But what about the household goods and furnishings?

For the smaller things, like contemporary furniture, appliances, clothing, pictures, hand and power tools, and the miscellaneous items in the basement or garage, we normally leave those items equally to the children. We rarely have a problem with them sorting out those items amongst themselves. For a rare case in which that could be a problem, we empower the person in charge of the estate to hold an auction and invite the beneficiaries to come and bid on what they want. Once again, though, these ordinary types of personal property rarely cause difficulties.

However, collections can be more challenging. Examples we have seen involve coin or stamp collections, antique dinnerware, firearms, model railroads, and, in one very unique case, we had to deal with a collection of unopened whiskey decanters with pictures of Elvis on them! 

For folks setting up their estate plan, collections may get overlooked. However, that can be a costly and emotionally trying mistake. Well-meaning parents can set up an estate plan that easily distributes the bulk of their wealth in real estate, stocks, bonds, and mutual funds but fails to address the collections and other valuables—which leaves the children to spend often enormous amounts of time sorting and valuing their inheritance.

Consider the recent story in the New York Times about the well-meaning father who left his daughter his home full of collections.
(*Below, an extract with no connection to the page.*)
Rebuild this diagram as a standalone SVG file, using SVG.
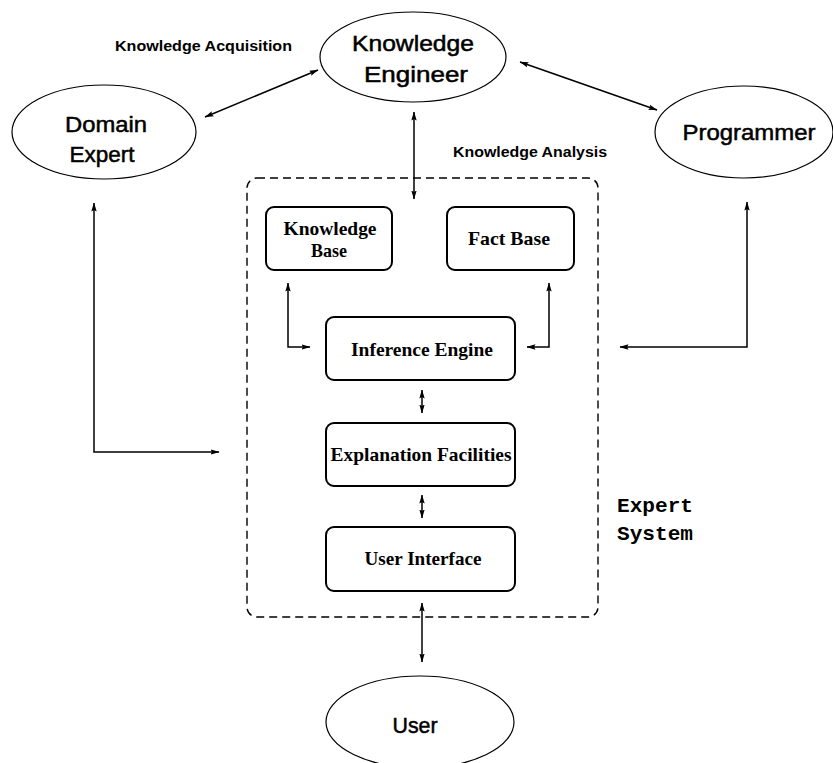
<svg xmlns="http://www.w3.org/2000/svg" width="833" height="763" viewBox="0 0 833 763">
<style>
.ell{fill:#fff;stroke:#000;stroke-width:1.2}
.box{fill:#fff;stroke:#000;stroke-width:2}
.frame{fill:none;stroke:#000;stroke-width:1.4;stroke-dasharray:8 5}
.et{font-family:"Liberation Sans",Arial,sans-serif;font-size:22px;fill:#000;stroke:#000;stroke-width:0.5;text-anchor:middle}
.bt{font-family:"Liberation Serif","Times New Roman",serif;font-size:19px;font-weight:bold;fill:#000;text-anchor:middle}
.lt{font-family:"Liberation Sans",Arial,sans-serif;font-size:14px;font-weight:bold;fill:#000}
.mt{font-family:"Liberation Mono","Courier New",monospace;font-size:21px;font-weight:bold;fill:#000}
.con{fill:none;stroke:#000;stroke-width:1.5;marker-start:url(#ah);marker-end:url(#ah)}
</style>
<defs>
<marker id="ah" viewBox="0 0 9 6" refX="8.5" refY="3" markerWidth="9" markerHeight="6" markerUnits="userSpaceOnUse" orient="auto-start-reverse">
<path d="M0,0.3 L9,3 L0,5.7 L1.5,3 z" fill="#000"/>
</marker>
</defs>
<rect width="833" height="763" fill="#fff"/>
<rect class="frame" x="247" y="178" width="351" height="439" rx="10"/>
<g id="connectors">
<path class="con" d="M318,70 L205,117"/>
<path class="con" d="M520,62 L657,110"/>
<path class="con" d="M414,112 L414,199"/>
<path class="con" d="M94,203 L94,452 L219,452"/>
<path class="con" d="M747,202 L747,347 L620,347"/>
<path class="con" d="M288,283 L288,347 L310,347"/>
<path class="con" d="M549,283 L549,347 L527,347"/>
<path class="con" d="M422,390 L422,413"/>
<path class="con" d="M422,495 L422,518"/>
<path class="con" d="M422,603 L422,662"/>
</g>
<g id="knowledge-engineer">
<ellipse class="ell" cx="413" cy="57" rx="93" ry="45"/>
<text class="et" x="413" y="51" textLength="122" lengthAdjust="spacingAndGlyphs">Knowledge</text>
<text class="et" x="416" y="82" textLength="104" lengthAdjust="spacingAndGlyphs">Engineer</text>
</g>
<g id="domain-expert">
<ellipse class="ell" cx="104" cy="132" rx="92" ry="47"/>
<text class="et" x="106" y="132" textLength="82" lengthAdjust="spacingAndGlyphs">Domain</text>
<text class="et" x="102" y="162" textLength="65" lengthAdjust="spacingAndGlyphs">Expert</text>
</g>
<g id="programmer">
<ellipse class="ell" cx="744" cy="132" rx="89" ry="46"/>
<text class="et" x="749" y="140" textLength="133" lengthAdjust="spacingAndGlyphs">Programmer</text>
</g>
<g id="user">
<ellipse class="ell" cx="420" cy="722" rx="94" ry="46"/>
<text class="et" x="415" y="733" textLength="45" lengthAdjust="spacingAndGlyphs">User</text>
</g>
<g id="knowledge-base">
<rect class="box" x="266" y="207" width="126" height="63" rx="8"/>
<text class="bt" x="330" y="235" textLength="93" lengthAdjust="spacingAndGlyphs">Knowledge</text>
<text class="bt" x="329" y="257" textLength="36" lengthAdjust="spacingAndGlyphs">Base</text>
</g>
<g id="fact-base">
<rect class="box" x="447" y="207" width="127" height="63" rx="8"/>
<text class="bt" x="509" y="245" textLength="82" lengthAdjust="spacingAndGlyphs">Fact Base</text>
</g>
<g id="inference-engine">
<rect class="box" x="326" y="317" width="189" height="63" rx="8"/>
<text class="bt" x="422" y="356" textLength="142" lengthAdjust="spacingAndGlyphs">Inference Engine</text>
</g>
<g id="explanation-facilities">
<rect class="box" x="326" y="423" width="189" height="63" rx="8"/>
<text class="bt" x="421" y="461" textLength="181" lengthAdjust="spacingAndGlyphs">Explanation Facilities</text>
</g>
<g id="user-interface">
<rect class="box" x="326" y="527" width="189" height="64" rx="8"/>
<text class="bt" x="423" y="565" textLength="117" lengthAdjust="spacingAndGlyphs">User Interface</text>
</g>
<g id="labels">
<text class="lt" x="115" y="51" textLength="177" lengthAdjust="spacingAndGlyphs">Knowledge Acquisition</text>
<text class="lt" x="453" y="157" textLength="154" lengthAdjust="spacingAndGlyphs">Knowledge Analysis</text>
<text class="mt" x="617" y="512" textLength="76" lengthAdjust="spacingAndGlyphs">Expert</text>
<text class="mt" x="617" y="540" textLength="76" lengthAdjust="spacingAndGlyphs">System</text>
</g>
</svg>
While the daughter was able to obtain $30,000 from the collections of value, she spent two years sorting through the house and deciding what to sell.

Many collectors have no idea what their collection is worth, or they make the mistake of assuming that their children will keep the collection. Unlike a house, which has been appraised, collections are often difficult to assign value. After all, a collection has not only monetary but emotional value—sentiment that may not be shared by the children.

Having a plan in place for your valuable collections and talking to your children about their inheritance will unburden your children after you’re gone as well as help them decide what should be kept and sold.

You should have your collection’s value assessed. This is often the trickiest piece of leaving your collection. The value of a collection can fluctuate, depending on the time, who is appraising it, and whether or not the company appraising it is going to sell and get a commission. Those with large or extremely valuable collections might consider getting them appraised by the IRS art advisory panel, which can issue a value that is binding on their part (but not on the owner’s part).

When you know what your collection is worth monetarily, you should determine who will receive it and whether or not they can sell it. By talking to your children now, you can determine if they would be willing to keep and add to your collection. (If not, you may consider selling it now.) Consider splitting your collection into good, better, and best. Tell your children that the best really shouldn’t be sold, the better should only be sold in emergencies, and the good can more readily be sold.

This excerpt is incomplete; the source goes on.